Bukti analitis meliputi juga
perbandingan atas pos-pos tertentu antara laporan keuangan tahun berjalan
dengan laporan keuangan tahun sebelumnya. Perbandingan in dilakukan untuk
meneliti adanya perubahan yang terjadi dan untuk menilai penyebabnya.
Bukti-bukti ini dikumpulkan pada awal audit untuk menentukan obyek pemeriksaaan
yang memerlukan pemeriksaan yang lebih mendalam.
Menurut
Konrath ada 6 tipe bukti audit, yaitu:
- Physical evidence : terdiri dari segala sesuatu
yang bisa dihitung, dipelihara, diobservasi, atau diinspeksi, dan terutama
mendukung tujuan eksistensi atau keberadaan. Contohnya adalah bukti-bikti
phisik yang diperoleh dari kas opname, observasi fisik dari perhitungan
persediaan, pemeriksaan fisik surat berharga dan inventarisasi aktiva
tetap.
- Evidence obtain through
confirmation :
bukti yang diperoleh mengenai eksistensi, kepemilikan atau penilaian,
langsung dari pihak ketiga diluar klien. Contohnya jawaban konfirmasi
piutang, utang, barang konsinyasi, surat berharga yang disimpan biro
adminisrtrasi.
- Documentary evidence : terdiri dari catatan-catatan
akuntansi dan seluruh dokumen pendukung transaksi. Contohnya faktur
pembelian, copy faktur penjualan, journal voucher, general
lerger, dan sub lerger.
- Mathematical evidence :
merupakan
perhitungan kembali dan rekonsiliasi yang dilakukan auditor. Misalnya footing,
cross footing, dan extension dari rincian persediaan
perhitungan dan alokasi beban penyusutan, perhitungan beban bunga,
laba/rugi penarikan aktiva tetap, PPh dan accruals.

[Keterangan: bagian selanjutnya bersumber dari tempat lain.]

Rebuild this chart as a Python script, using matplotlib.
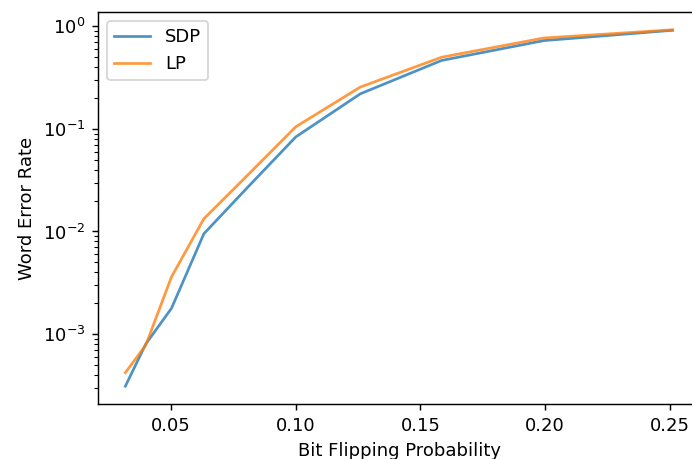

- Analytical evidence bukti yang diperoleh melalui
penelaahan analitis terhadap informasi keuangan klien. Prosedur analitis
bisa dilakukan dalam bentuk:
1. Trend
(horizontal) analysis, yaitu membandingkan angka-angka laporan keuangan
tahun berjalan dengan tahun-tahun sebelumnya dan menyelidiki kenaikan/penurunan
yang signifikan baik dalam jumlah rupiah maupun persentase.
2.
Common Size (vertical) Analysis
3.
Ratio Analysis, misalnya menghitung menghitung ratio likuiditas, rasio
profitabilitas, rasio leverage, dan
rasio manajemen aset.
- Hearsay evidence : bukti dalam bentuk jawaban
lisan dari klien atas pertanyaan-pertanyaan yang diajukan auditor.
Misalnya pertanyaan-pertanyaan auditor mengenai pengendalian intern, ada
tidaknya contigen liabilities, persediaan yang bergerak lambat atau
rusak, kejadian penting sesudah tanggal neraca dan lain-lain.
Berdasarkan fungsinya, bukti audit dapat dibedakan menjadi
beberapa tingkatan bukti, yaitu :
a. Bukti Utama (Promary Evidence), yaitu bukti yang dapat menghasilkan kepastian
yang paling kuat atas fakta, misalnya : dikumen asli mengenai
perjanjian/komitmen/kontrak yang ditandatangani.
b. Bukti Tambahan (Secondary Evidence), yaitu bukti yang dapat diterima bila bukti
utama ternyata hilang atau rusak, atau dapat pula diterima bila dapat
ditunjukan bahwa bukti ini merupakan pencerminan yang layak atas bukti utama,
misalnya : tembusan dokumen kontrak.
c. Bukti Langsung (Direct
Evidence), yaitu bukti yang menunjukkan fakta tanpa kesimpulan ataupun
anggapan. Bukti ini cenderung untuk menunjukkan fakta atau materi yang
dipersoalkan tanpa melibatkan bukti lain. Suatu bukti dapat dikatakan sebagai
bukti langsung bila dikuatkan oleh pihak-pihak yang mempunyai pengetahuan nyata
mengenai persoalan yang bersangkutan dengan menyaksikan sendiri.
d. Bukti Tidak Langsung (Circumtantial
Evidence), yaitu bukti yang cenderung untuk menetapkan suatu fakta dengan
pembuktian fakta lain yang setaraf dengan fakta utama, misalnya : penerimaan
barang yang diselesaikan terlalu singkat oleh Bagian Penerimaan dapat
menunjukkan bukti tidak langsung bahwa petugas penerimaan tidak
memeriksa/menghitung penerimaan, atau memeriksa/ menghitungnya tetapi tidak
cermat.
e. Bukti
Pendukung (Corraborative Evidence),
yaitu merupakan bukti tambahan dari suatu karakter yang berbeda tetapi
digunakan untuk tujuan yang sama, misalnya : Pernyataan bahwa dokumen yang
diserahkan kepada auditor merupakan foto
copy yang benar dan tidak dimanupulasi.